Diversamente accade nei prodotti intellettuali o artistici. Come nel caso di Niemann, il tempo (altra variabile necessaria a definire il valore “manifatturiero” di qualcosa) è trascurabile: per fare materialmente una copertina del New Yorker, Niemann potrebbe impiegare due giorni ma per concepirla c’ha messo 10 anni, affinando la sua sensibilità e seguendo ragionamenti interiori per sentieri mentali infiniti.

A oggi non c’è un modo semplice e universalmente accettato per compensare il lavoro intellettuale. La democratizzazione della sua disponibilità con sistemi come Fivvr (parlando di grafica) o simili ha distribuito di certo più diffusamente l’offerta di lavoro, diminuendo contemporaneamente il suo valore: il paradosso è insomma che oggi sono ricompensati con molto meno un numero infinitamente più grande di grafici. È insomma cambiato il modello distributivo di quel tipo di lavoro, ma non proporzionalmente il capitale che lo alimenta.

Questo ragionamento, che è partito dal lavoro per arrivare al valore dello stesso nell’ambito creativo, non ha una soluzione. È un pensiero così lungo che non è ancora giunto a una fine. Oppure ne propongo una, filosofica.

***

Come accennato prima, non c’è una soluzione alternativa al lavoro, almeno fintanto che non sia merce di scambio (ed è uno scambio di tempo, prima ancora che di capacità intellettuali o materiali). Il lavoro è inoltre un sistema filosofico risolto in sé stesso, come dire: autoreferenziale. Giustifica la sua esistenza per il fatto che dà un senso alle esistenze e non ammette alternative. Non è un caso che la Costituzione Italiana lo ponga a fondamento dello Stato stesso. Il lavoro insomma dà dignità all’esistenza umana, per un motivo semplice: dà un valore all’individuo all’interno del sistema. Chi produce contribuisce al sostentamento della società, in altre parole fa la sua parte. Basti pensare a come sia esistenzialmente emarginante non avere un lavoro: si tratta infatti di una condizione che pone l’individuo al di fuori del sistema produttivo, facendolo dipendere da altri.

Il sistema di valori in cui l’individuo è educato e cresce pone al centro il valore del lavoro, senza fornire alcuna alternativa.

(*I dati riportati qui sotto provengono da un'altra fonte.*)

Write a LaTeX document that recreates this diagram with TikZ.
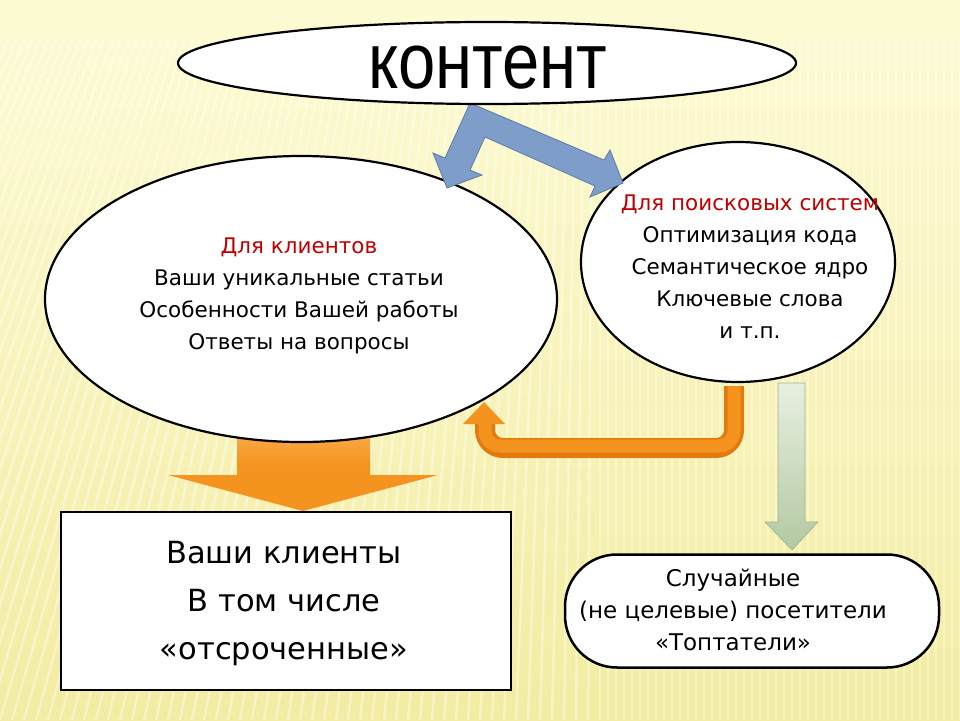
\documentclass[tikz,border=0pt]{standalone}
\usepackage{fontspec}
\setmainfont{DejaVu Sans}
\newfontfamily\headfont{Liberation Sans}
\usetikzlibrary{shapes.geometric,shadings}
\definecolor{bgtop}{HTML}{FDFBD4}
\definecolor{bgbot}{HTML}{F3ECA2}
\definecolor{tred}{HTML}{C00000}
\definecolor{bluefill}{HTML}{7E9DC9}
\definecolor{blueline}{HTML}{5B7BA7}
\definecolor{orangemain}{HTML}{F5931F}
\definecolor{orangelight}{HTML}{FBB356}
\definecolor{orangedark}{HTML}{E27A10}
\definecolor{greentop}{HTML}{E8F0E1}
\definecolor{greenbot}{HTML}{B3C8A2}
\definecolor{greenline}{HTML}{9FB58D}
\tikzset{
  ell/.style={ellipse, draw=black, line width=2.2pt, fill=white, inner sep=0pt},
  txt/.style={align=center, font=\fontsize{21.5}{32}\selectfont, inner sep=0pt},
  stripe/.style={white, opacity=0.38, line width=2.6pt},
}
\begin{document}
\begin{tikzpicture}[x=1pt,y=-1pt]
\useasboundingbox (0,0) rectangle (960,720);
\shade[top color=bgtop, bottom color=bgbot] (0,0) rectangle (960,720);
\begin{scope}
\clip (0,40) rectangle (960,720);
\foreach \x in {0,8,...,968} {
  \pgfmathsetmacro{\s}{\x<600 ? -0.5*(600-\x) : 0}
  \draw[stripe] (\x,40) -- (\x+\s,720);
}
\end{scope}

% big orange arrow (behind left ellipse)
\shade[top color=orangelight, bottom color=orangemain, middle color=orangemain]
  (237,420) -- (370,420) -- (370,475) -- (438,475) -- (303,511) -- (168,475) -- (237,475) -- cycle;

% ellipses
\node[ell, minimum width=512pt, minimum height=286pt] (clients) at (301,299) {};
\node[txt] (clientstext) at (299,296) {\textcolor{tred}{Для клиентов}\\Ваши уникальные статьи\\Особенности Вашей работы\\Ответы на вопросы};

\node[ell, minimum width=314pt, minimum height=240pt] (seo) at (738,262) {};
\node[txt] (seotext) at (750,267) {\textcolor{tred}{Для поисковых систем}\\Оптимизация кода\\Семантическое ядро\\Ключевые слова\\и т.п.};

% blue bent arrow
\draw[fill=bluefill, draw=blueline, line width=0.8pt, line join=miter]
  (470,103) -- (604,160) -- (610,150) -- (623,183) -- (590,197) -- (595,186)
  -- (485,137) -- (470,170) -- (482,175) -- (447,188) -- (433,153) -- (445,158) -- cycle;

% top ellipse
\node[ell, minimum width=618pt, minimum height=82pt] (content) at (487,63) {};
\node[inner sep=0pt, font=\headfont\fontsize{67}{67}\selectfont] (contenttext) at (488,68) {\scalebox{1}[1.18]{контент}};

% orange U arrow
\draw[orangedark, line width=20pt, rounded corners=18pt]
  (734,386) -- (734,448) -- (485,448) -- (485,423);
\draw[orangemain, line width=13pt, rounded corners=15pt]
  (734,386) -- (734,446) -- (485,446) -- (485,423);
\fill[orangemain] (463,424) -- (484,402) -- (505,424) -- cycle;

% green arrow
\shade[top color=greentop, bottom color=greenbot, draw=greenline, line width=0.6pt]
  (778,383) -- (805,383) -- (805,522) -- (818,522) -- (792,550) -- (765,522) -- (778,522) -- cycle;

% bottom boxes
\node[draw=black, line width=2.5pt, fill=white, minimum width=450pt, minimum height=178pt, inner sep=0pt] (clientsbox) at (286,601) {};
\node[align=center, inner sep=0pt, font=\fontsize{30.5}{48}\selectfont] (clientsboxtext) at (284,604) {Ваши клиенты\\В том числе\\«отсроченные»};

\node[draw=black, line width=2.5pt, fill=white, rounded corners=52pt, minimum width=374pt, minimum height=113pt, inner sep=0pt] (visitors) at (752,611) {};
\node[align=center, inner sep=0pt, font=\fontsize{23}{32}\selectfont] (visitorstext) at (733,610) {Случайные\\(не целевые) посетители\\«Топтатели»};
\end{tikzpicture}
\end{document}
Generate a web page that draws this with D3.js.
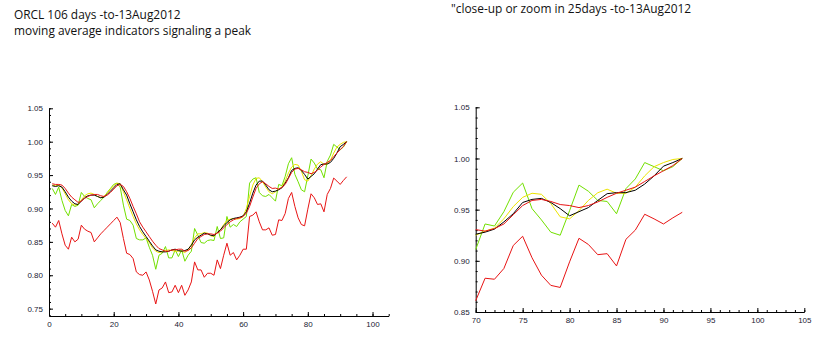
<!DOCTYPE html>
<html><head><meta charset="utf-8">
<script src="https://cdn.jsdelivr.net/npm/d3@7"></script>
<style>
body{margin:0;background:#fff;}
svg{display:block;}
.title{font-family:"Open Sans","Noto Sans",sans-serif;font-size:11.9px;fill:#111;}
.tick text{font-family:"Liberation Sans",Arial,sans-serif;font-size:8px;fill:#223;}
</style>
</head><body>
<script>
// ---- data (day index 1..92, values normalised to last close) ----
const days = d3.range(1, 93);
const green = [0.930,0.921,0.932,0.912,0.897,0.889,0.906,0.903,0.905,0.924,0.918,0.915,0.913,0.901,0.907,0.912,0.917,0.924,0.930,0.936,0.938,0.932,0.905,0.884,0.882,
0.875,0.855,0.853,0.853,0.856,0.842,0.830,0.809,0.830,0.833,0.843,0.826,0.826,0.838,0.828,0.838,0.821,0.830,0.836,0.870,0.860,
0.849,0.848,0.852,0.853,0.852,0.873,0.855,0.856,0.888,0.872,0.876,0.873,0.880,0.884,0.888,0.938,0.944,0.946,0.924,0.919,0.918,0.921,0.916,
0.911,0.936,0.934,0.948,0.967,0.976,0.951,0.940,0.928,0.925,0.949,0.974,0.968,0.959,0.958,0.946,0.9705,0.980,0.996,0.992,0.988,0.992,1.0];
const yellow = [0.935,0.934,0.935,0.931,0.922,0.913,0.907,0.905,0.906,0.913,0.919,0.922,0.923,0.921,0.918,0.916,0.918,0.923,0.929,0.934,0.938,
0.937,0.925,0.913,0.900,0.888,0.877,0.868,0.861,0.855,0.849,0.841,0.836,0.834,0.835,0.837,0.838,0.837,0.836,0.836,0.836,0.834,0.838,0.846,0.856,0.862,
0.862,0.864,0.863,0.859,0.858,0.864,0.868,0.876,0.882,0.884,0.885,0.884,0.885,
0.888,0.900,0.918,0.935,0.945,0.946,0.940,0.932,0.925,0.922,
0.925,0.929,0.932,0.941,0.953,0.962,0.966,0.965,0.956,0.943,0.941,0.949,0.959,0.9665,0.970,0.966,0.966,0.972,0.983,0.992,0.996,0.999,1.0];
const black = [0.934,0.933,0.934,0.932,0.925,0.917,0.911,0.907,0.906,0.911,0.916,0.919,0.920,0.920,0.918,0.916,0.917,0.921,0.926,0.931,0.936,
0.937,0.928,0.920,0.907,0.895,0.883,0.873,0.865,0.858,0.851,0.844,0.838,0.836,0.835,0.835,0.836,0.838,0.839,0.837,0.836,0.837,0.839,0.845,0.853,0.857,
0.860,0.863,0.862,0.860,0.859,0.864,0.868,0.874,0.879,0.883,0.885,0.886,0.887,
0.889,0.895,0.908,0.923,0.935,0.941,0.941,0.935,0.928,0.925,
0.926,0.928,0.931,0.938,0.946,0.957,0.960,0.961,0.957,0.951,0.944,0.948,0.952,0.959,0.9656,0.9666,0.9666,0.969,0.975,0.983,0.9925,0.996,1.0];
const redMA = [0.937,0.936,0.936,0.935,0.930,0.923,0.917,0.913,0.909,0.911,0.915,0.918,0.920,0.921,0.921,0.919,0.918,0.920,0.924,0.929,0.934,
0.936,0.933,0.925,0.915,0.903,0.892,0.880,0.872,0.865,0.858,0.851,0.845,0.840,0.838,0.836,0.836,0.838,0.838,0.839,0.839,0.836,0.837,0.841,0.848,0.855,
0.858,0.861,0.862,0.862,0.861,0.863,0.866,0.871,0.876,0.880,0.883,0.885,0.886,
0.888,0.893,0.903,0.917,0.930,0.937,0.940,0.937,0.933,0.930,
0.9305,0.929,0.9315,0.936,0.945,0.954,0.959,0.960,0.958,0.955,0.954,0.952,0.954,0.9575,0.962,0.966,0.969,0.972,0.9775,0.983,0.988,0.993,1.0];
const lowRed = [0.878,0.872,0.882,0.862,0.845,0.839,0.857,0.850,0.854,0.875,0.869,0.866,0.864,0.850,0.856,0.862,0.867,0.872,0.877,0.882,0.887,0.879,0.855,0.833,0.831,
0.825,0.805,0.801,0.800,0.805,0.793,0.776,0.757,0.778,0.781,0.790,0.774,0.775,0.785,0.774,0.785,0.770,0.778,0.790,0.820,0.808,0.808,0.797,0.803,0.803,
0.800,0.823,0.810,0.830,0.848,0.830,0.834,0.823,0.830,0.839,0.839,0.888,0.890,0.895,0.880,0.868,0.868,0.871,0.860,
0.861,0.883,0.882,0.8925,0.915,0.924,0.903,0.886,0.876,0.874,0.899,0.922,0.916,0.906,0.907,0.895,0.921,0.930,0.9455,0.941,0.936,0.942,0.9474];

const leftXTicks = [0,20,40,60,80,100];
const leftYTicks = [0.75,0.80,0.85,0.90,0.95,1.00,1.05];
const rightXTicks = [70,75,80,85,90,95,100,105];
const rightYTicks = [0.85,0.90,0.95,1.00,1.05];
const titleLeft = ["ORCL 106 days -to-13Aug2012","moving average indicators signaling a peak"];
const titleRight = "\"close-up or zoom in 25days -to-13Aug2012";

const seriesList = [
  {vals: lowRed, color: "#e81414"},
  {vals: green,  color: "#72e000"},
  {vals: yellow, color: "#ece400"},
  {vals: black,  color: "#000000"},
  {vals: redMA,  color: "#e81414"}
];

const svg = d3.select("body").append("svg").attr("width",832).attr("height",355);

svg.append("text").attr("class","title").attr("x",14).attr("y",19).text(titleLeft[0]);
svg.append("text").attr("class","title").attr("x",14).attr("y",35).text(titleLeft[1]);
svg.append("text").attr("class","title").attr("x",451).attr("y",12.5).text(titleRight);

function panel(cfg){
  const x = d3.scaleLinear().domain(cfg.xd).range(cfg.xr);
  const y = d3.scaleLinear().domain(cfg.yd).range(cfg.yr);
  const g = svg.append("g");
  const x0 = cfg.xr[0], yb = cfg.yr[0];
  // minor ticks
  g.append("g").attr("transform",`translate(0,${yb})`)
    .call(d3.axisBottom(x).tickValues(cfg.xMinor).tickSize(-2).tickFormat(""))
    .call(s=>s.select(".domain").remove());
  g.append("g").attr("transform",`translate(${x0},0)`)
    .call(d3.axisLeft(y).tickValues(cfg.yMinor).tickSize(-2).tickFormat(""))
    .call(s=>s.select(".domain").remove());
  // major axes
  g.append("g").attr("transform",`translate(0,${yb})`)
    .call(d3.axisBottom(x).tickValues(cfg.xTicks).tickSize(-4).tickPadding(5).tickSizeOuter(0).tickFormat(d3.format("d")));
  g.append("g").attr("transform",`translate(${x0},0)`)
    .call(d3.axisLeft(y).tickValues(cfg.yTicks).tickSize(-4).tickPadding(6).tickSizeOuter(0).tickFormat(d3.format(".2f")));
  g.selectAll(".domain").attr("stroke","#000");
  g.selectAll(".tick line").attr("stroke","#000");
  const line = d3.line().x(d=>x(d[0])).y(d=>y(d[1]));
  seriesList.forEach(s=>{
    const pts = days.map((d,i)=>[d, s.vals[i]]).filter(p=>p[0]>=cfg.xd[0]);
    g.append("path").datum(pts).attr("d",line)
      .attr("fill","none").attr("stroke",s.color).attr("stroke-width",1)
      .attr("stroke-linejoin","round");
  });
}

panel({xd:[0,105], xr:[49,388.7], yd:[0.739,1.05], yr:[316,108.3],
  xTicks:leftXTicks, yTicks:leftYTicks,
  xMinor:d3.range(0,106,5), yMinor:d3.range(74,106).map(v=>v/100)});
panel({xd:[70,105], xr:[475.7,804.3], yd:[0.85,1.05], yr:[312,107.3],
  xTicks:rightXTicks, yTicks:rightYTicks,
  xMinor:d3.range(70,106,1), yMinor:d3.range(85,106).map(v=>v/100)});
</script>
</body></html>
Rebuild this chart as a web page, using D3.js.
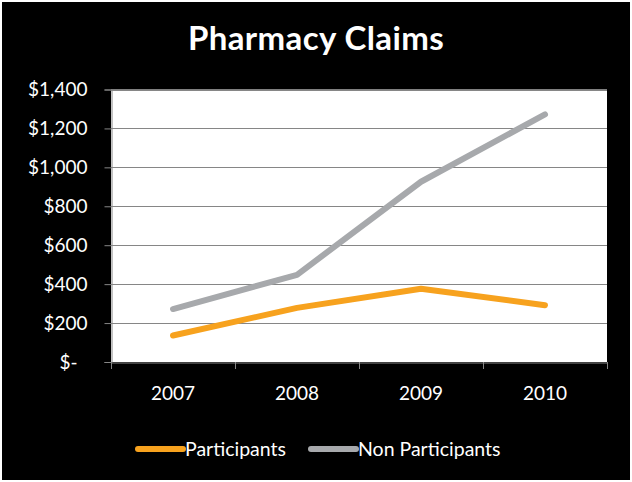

Che sia limitante o claustrofobico lo lascio decidere al lettore. È un sistema che si perpetua da secoli, curiosamente con gli stessi personaggi ma con nomi diversi: il re è oggi il miliardario, i vassalli sono i suoi lavoratori. Si tratta sempre dello stesso modello di co-dipendenze che si perpetua all’infinito, compresa la sudditanza psicologica e i perversi meccanismi che legano nell’odio e nell’amore, nell’ammirazione e nel disprezzo chi offre lavoro e chi lo esegue.

Quel che se ne deduce è che la società non ha prodotto niente di diverso – per ora – da questo modello. Forse gli storici del futuro ci osserveranno incuriositi dal fatto che vi dedicassimo gran parte delle nostre vite. Forse quel che facciamo oggi lo faranno le macchine ed essere senza lavoro sarà una condizione naturale, perché si farà dell’altro.

Come si è capito, non dipenderà solo da come concepiremo il lavoro ma soprattutto da come avremo ridefinito la società e i pilastri su cui fondarla. Da come concepiremo la vita, insomma.